SCOOT, Singapore Airlines' new budget carrier, has launched its cabin crew recruitment with an advertisement that features two empty circles.

The tagline: 'If all you see are two circles, we don't want you.'

It ran in last Saturday's edition of The Straits Times - and if readers found it peculiar, that was the intention.

'The ad was deliberately designed to be different, to attract interest and to get people talking,' said Scoot's chief executive officer, Mr Campbell Wilson.

Being different and conveying a little attitude is in line with the image the airline wants to portray, he said.

'We want to attract people with spirit, who have big personalities and who can interact with our guests in a fun and engaging way.'

Mr Wilson added: 'We are not your typical airline and will not just have your typical people.'

The initial hunt is for cabin crew leaders who must have at least two years of experience.

To qualify for the job, however, they need to do more than just submit their resumes.

Applicants must use their creativity and imagination to draw whatever they wish on the advertisement. 

'The funnier, the better,' the airline said.

Mr Michael Lim, 37, executive director of Sparkfury, the agency that handles Scoot's marketing and branding, said: 'We do not want people to submit template resumes. This is about thinking out of the box and finding people with a unique and different personality.'

In an earlier interview with The Straits Times, Mr Wilson had said that in picking cabin crew, Scoot will look for 'personality first, pretty second and youthfulness third'.

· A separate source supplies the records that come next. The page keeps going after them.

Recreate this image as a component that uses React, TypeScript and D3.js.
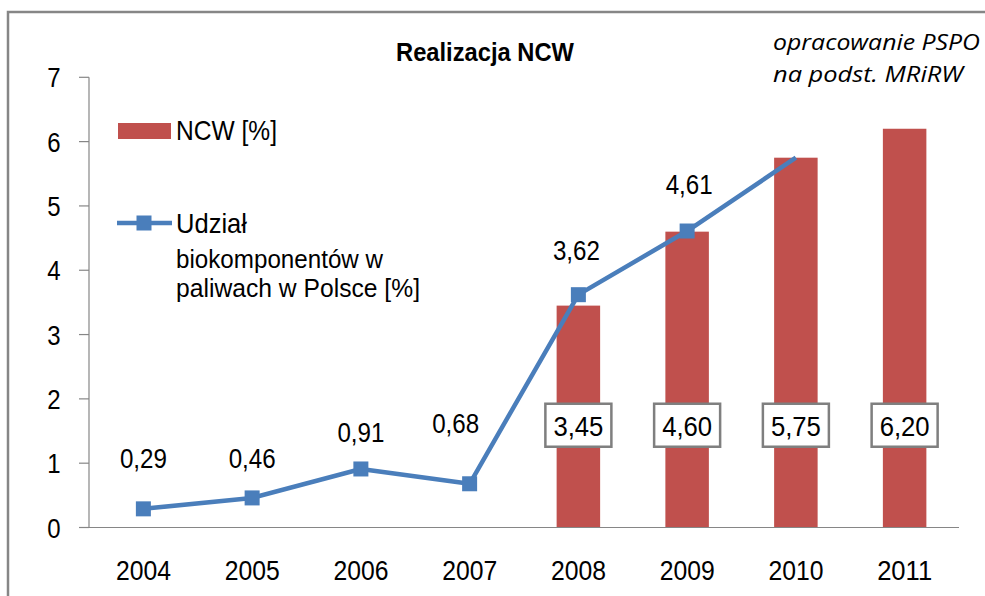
import React from "react";
import * as d3 from "d3";

const years = ["2004", "2005", "2006", "2007", "2008", "2009", "2010", "2011"];
const ncwValues: (number | null)[] = [null, null, null, null, 3.45, 4.6, 5.75, 6.2];
const ncwLabels: (string | null)[] = [null, null, null, null, "3,45", "4,60", "5,75", "6,20"];
const shareValues: (number | null)[] = [0.29, 0.46, 0.91, 0.68, 3.62, 4.61, 5.75, null];
const shareLabels: (string | null)[] = ["0,29", "0,46", "0,91", "0,68", "3,62", "4,61", null, null];
const yTicks = [0, 1, 2, 3, 4, 5, 6, 7];

const title = "Realizacja NCW";
const sourceLines = ["opracowanie PSPO", "na podst. MRiRW"];
const legendBar = "NCW [%]";
const legendLine = ["Udział", "biokomponentów w", "paliwach w Polsce [%]"];

// layout constants (pixels)
const W = 985;
const H = 596;
const PLOT = { left: 89, right: 959, top: 77.3, bottom: 527.5 };
const labelShift: [number, number][] = [
  [0, -51], [0, -40], [0, -37], [-14, -61], [-2, -45], [2, -48], [0, 0], [0, 0],
];
const BOX_VALUE = 1.59;

const RED = "#C0504D";
const BLUE = "#4A7EBB";
const GRAY = "#868686";
const FONT = "'Liberation Sans', Arial, sans-serif";

function T(props: {
  x: number; y: number; text: string; size?: number; len?: number;
  anchor?: string; sy?: number; weight?: string | number; italic?: boolean; family?: string;
}) {
  const { x, y, text, size = 24, len, anchor = "middle", sy = 1.18, weight = "normal", italic = false, family = FONT } = props;
  return (
    <text
      transform={`translate(${x},${y}) scale(1,${sy})`}
      fontSize={size}
      fontFamily={family}
      fontWeight={weight}
      fontStyle={italic ? "italic" : "normal"}
      textAnchor={anchor}
      fill="#000"
      {...(len ? { textLength: len, lengthAdjust: "spacingAndGlyphs" } : {})}
    >
      {text}
    </text>
  );
}

export default function App() {
  const x = d3.scaleBand<string>().domain(years).range([PLOT.left, PLOT.right]).paddingInner(0.6).paddingOuter(0.3);
  const xc = (c: string) => (x(c) as number) + x.bandwidth() / 2;
  const y = d3.scaleLinear().domain([0, 7]).range([PLOT.bottom, PLOT.top]);

  const linePts = years
    .map((c, i) => ({ c, v: shareValues[i], i }))
    .filter((d) => d.v !== null) as { c: string; v: number; i: number }[];
  const lineGen = d3.line<{ c: string; v: number }>().x((d) => xc(d.c)).y((d) => y(d.v));

  const mk = 15;

  return (
    <svg width={W} height={H} style={{ position: "absolute", left: 0, top: 0, background: "#fff" }}>
      <rect x={0} y={0} width={W} height={H} fill="#fff" />
      {/* outer frame */}
      <rect x={8} y={12} width={1000} height={700} fill="none" stroke={GRAY} strokeWidth={2.5} />

      {/* title */}
      <T x={396} y={61} text={title} size={23} len={178} anchor="start" weight="bold" sy={1.12} />

      {/* source note */}
      <T x={773} y={50} text={sourceLines[0]} size={22} len={207} anchor="start" italic family="'Open Sans', sans-serif" sy={1} />
      <T x={773} y={82} text={sourceLines[1]} size={22} len={190} anchor="start" italic family="'Open Sans', sans-serif" sy={1} />

      {/* y axis */}
      <line x1={PLOT.left} x2={PLOT.left} y1={y(7)} y2={y(0)} stroke={GRAY} strokeWidth={1.2} />
      {yTicks.map((t) => (
        <g key={t}>
          <line x1={79} x2={PLOT.left} y1={y(t)} y2={y(t)} stroke={GRAY} strokeWidth={1.2} />
          <T x={54} y={y(t) + 10} text={String(t)} />
        </g>
      ))}

      {/* bars */}
      {years.map((c, i) =>
        ncwValues[i] !== null ? (
          <rect key={c} x={x(c)} y={y(ncwValues[i] as number)} width={x.bandwidth()} height={y(0) - y(ncwValues[i] as number)} fill={RED} />
        ) : null
      )}

      {/* x axis */}
      <line x1={79} x2={PLOT.right} y1={y(0)} y2={y(0)} stroke={GRAY} strokeWidth={1.2} />
      {years.map((c) => (
        <T key={c} x={xc(c)} y={579.5} text={c} len={55} />
      ))}

      {/* line */}
      <path d={lineGen(linePts) || ""} fill="none" stroke={BLUE} strokeWidth={4.5} strokeLinejoin="round" />
      {linePts.filter((d) => shareLabels[d.i] !== null).map((d) => (
        <rect key={d.c} x={xc(d.c) - mk / 2} y={y(d.v) - mk / 2} width={mk} height={mk} fill={BLUE} />
      ))}
      {linePts.filter((d) => shareLabels[d.i] !== null).map((d) => (
        <T key={d.c} x={xc(d.c) + labelShift[d.i][0]} y={y(d.v) + labelShift[d.i][1] + 10.5} text={shareLabels[d.i] as string} len={47} />
      ))}

      {/* NCW value boxes */}
      {years.map((c, i) =>
        ncwLabels[i] !== null ? (
          <g key={c}>
            <rect x={xc(c) - 33} y={y(BOX_VALUE) - 21.5} width={66} height={43} fill="#fff" stroke="#7F7F7F" strokeWidth={2.5} />
            <T x={xc(c)} y={y(BOX_VALUE) + 10.5} text={ncwLabels[i] as string} len={50} />
          </g>
        ) : null
      )}

      {/* legend */}
      <rect x={118} y={123} width={53} height={16} fill={RED} />
      <T x={176} y={140} text={legendBar} len={101} anchor="start" sy={1.15} />
      <line x1={117} x2={172} y1={223} y2={223} stroke={BLUE} strokeWidth={4.5} />
      <rect x={144 - mk / 2} y={223 - mk / 2} width={mk} height={mk} fill={BLUE} />
      <T x={176} y={233} text={legendLine[0]} len={71} anchor="start" sy={1.15} />
      <T x={176} y={268} text={legendLine[1]} len={207} anchor="start" sy={1.1} />
      <T x={176} y={297} text={legendLine[2]} len={244} anchor="start" sy={1.1} />
    </svg>
  );
}
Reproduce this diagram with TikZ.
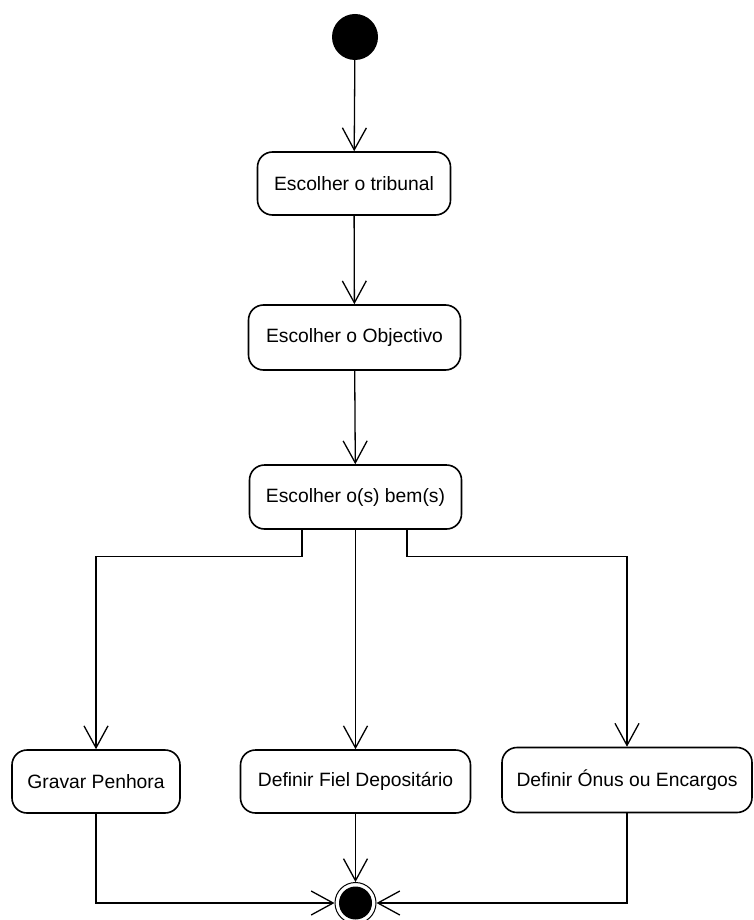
\documentclass[tikz,border=0pt]{standalone}
\usepackage{fontspec}
\setmainfont{Liberation Sans}
\usetikzlibrary{arrows.meta}
\begin{document}
\begin{tikzpicture}[x=1pt,y=-1pt,
  action/.style={draw, line width=1.6pt, rounded corners=15pt, fill=white,
    inner sep=0pt, font=\fontsize{19.3}{22}\selectfont},
  flow/.style={line width=1.3pt, -{Straight Barb[length=22pt,width=24pt,line width=1.3pt]}},
  startdot/.style={circle, fill=black, minimum size=46pt, inner sep=0pt},
  endring/.style={circle, draw, line width=1pt, fill=white, minimum size=41pt, inner sep=0pt},
  enddot/.style={circle, fill=black, minimum size=33pt, inner sep=0pt}]
\useasboundingbox (0,0) rectangle (753,920);

% initial and final states
\node[startdot] (start) at (355,37) {};
\node[endring] (end) at (355.5,903) {};
\node[enddot] (endcore) at (355.5,903) {};

% actions
\node[action, minimum width=193pt, minimum height=63pt] (b1) at (354,183.5) {Escolher o tribunal};
\node[action, minimum width=212pt, minimum height=65pt] (b2) at (354.5,337.5) {Escolher o Objectivo};
\node[action, minimum width=212pt, minimum height=64pt] (b3) at (355.5,497) {Escolher o(s) bem(s)};
\node[action, minimum width=168pt, minimum height=63pt] (b4) at (96,781.5) {Gravar Penhora};
\node[action, minimum width=230pt, minimum height=63pt] (b5) at (355.5,781.5) {Definir Fiel Depositário};
\node[action, minimum width=250pt, minimum height=65pt] (b6) at (627,780) {Definir Ónus ou Encargos};

% main sequence
\draw[flow] (start) -- (b1);
\draw[flow] (b1) -- (b2);
\draw[flow] (b2) -- (b3);

% fork into the three parallel actions
\draw[flow] ([xshift=-53.5pt]b3.south) -- ++(0,27) -| (b4.north);
\draw[flow] (b3.south) -- (b5.north);
\draw[flow] ([xshift=51.5pt]b3.south) -- ++(0,27) -| (b6.north);

% join into the final state
\draw[flow] (b4.south) |- (end.west);
\draw[flow] (b5.south) -- (end.north);
\draw[flow] (b6.south) |- (end.east);
\end{tikzpicture}
\end{document}
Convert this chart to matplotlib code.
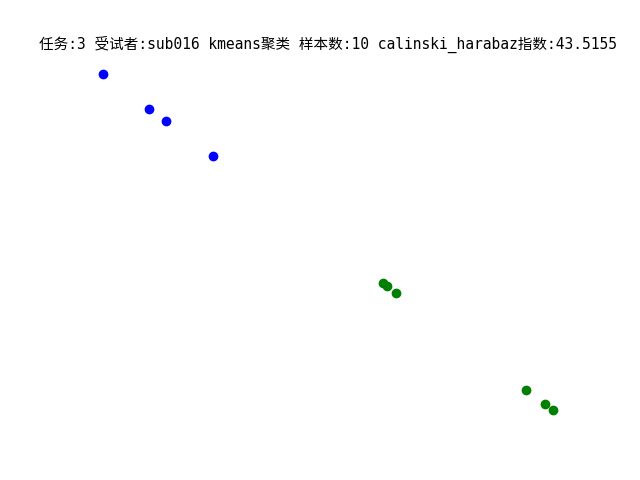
import matplotlib
matplotlib.use('Agg')
import matplotlib.pyplot as plt

# cluster members (arbitrary units, axis hidden)
blue_x = [103, 149, 166, 213]
blue_y = [74, 109, 121, 156]
green_x = [383, 387, 396, 526, 545, 553]
green_y = [283, 286, 293, 390, 404, 410]

title = '任务:3 受试者:sub016 kmeans聚类 样本数:10 calinski_harabaz指数:43.5155'

fig, ax = plt.subplots(figsize=(6.4, 4.8), dpi=100)
ax.scatter(blue_x, [-v for v in blue_y], c='blue')
ax.scatter(green_x, [-v for v in green_y], c='green')
ax.set_title(title, family=['DejaVu Sans Mono', 'Noto Sans CJK SC'], fontsize=10.5)
ax.axis('off')
fig.savefig('out.png')
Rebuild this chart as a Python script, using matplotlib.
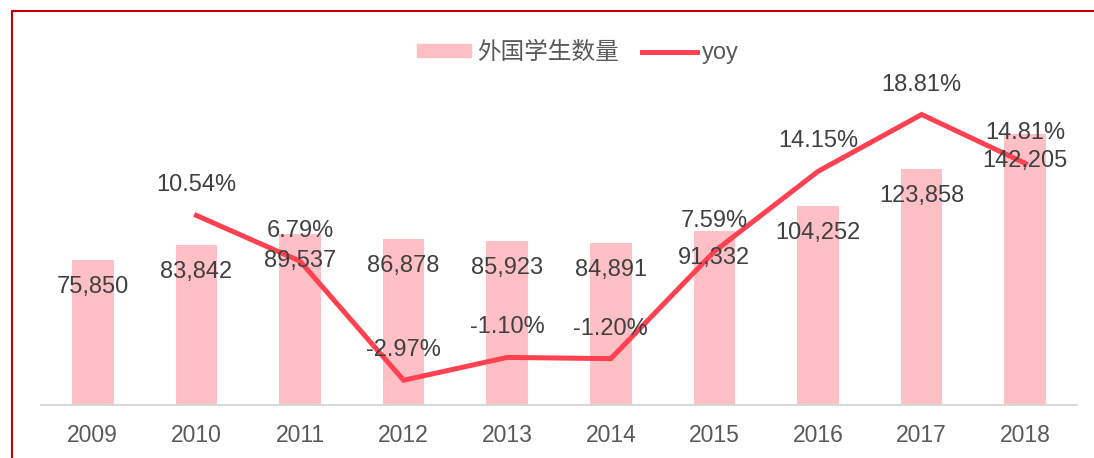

The airline expects to have a pool of about 52 pilots and 250 cabin crew within the first few months of operations.

The initial recruitment drive in Singapore will be followed by a bigger exercise early next year, Mr Wilson said.

The airline will then reach out to regional markets and welcome those without experience as well.

Scoot will start flying in the middle of next year with four twin-aisle Boeing 777 aircraft which it will obtain from its parent, SIA.

By the middle of the decade, its fleet size is expected to grow to about 14 aircraft.

Destinations have not been finalised but the intention is to target markets that are more than five hours' flying time from Singapore.

The launch of Scoot will add another important arm to the SIA family, which now comprises the parent airline, regional carrier SilkAir, and SIA Cargo.

SIA also owns about a third of budget carrier Tiger Airways.

Scoot's launch is not expected to affect Tiger, which operates short-haul flights.

As for the possibility that it may eat into the parent's business, SIA's chief executive officer Goh Choon Phong said, when he met reporters a few weeks ago, that the two carriers will operate in different market segments.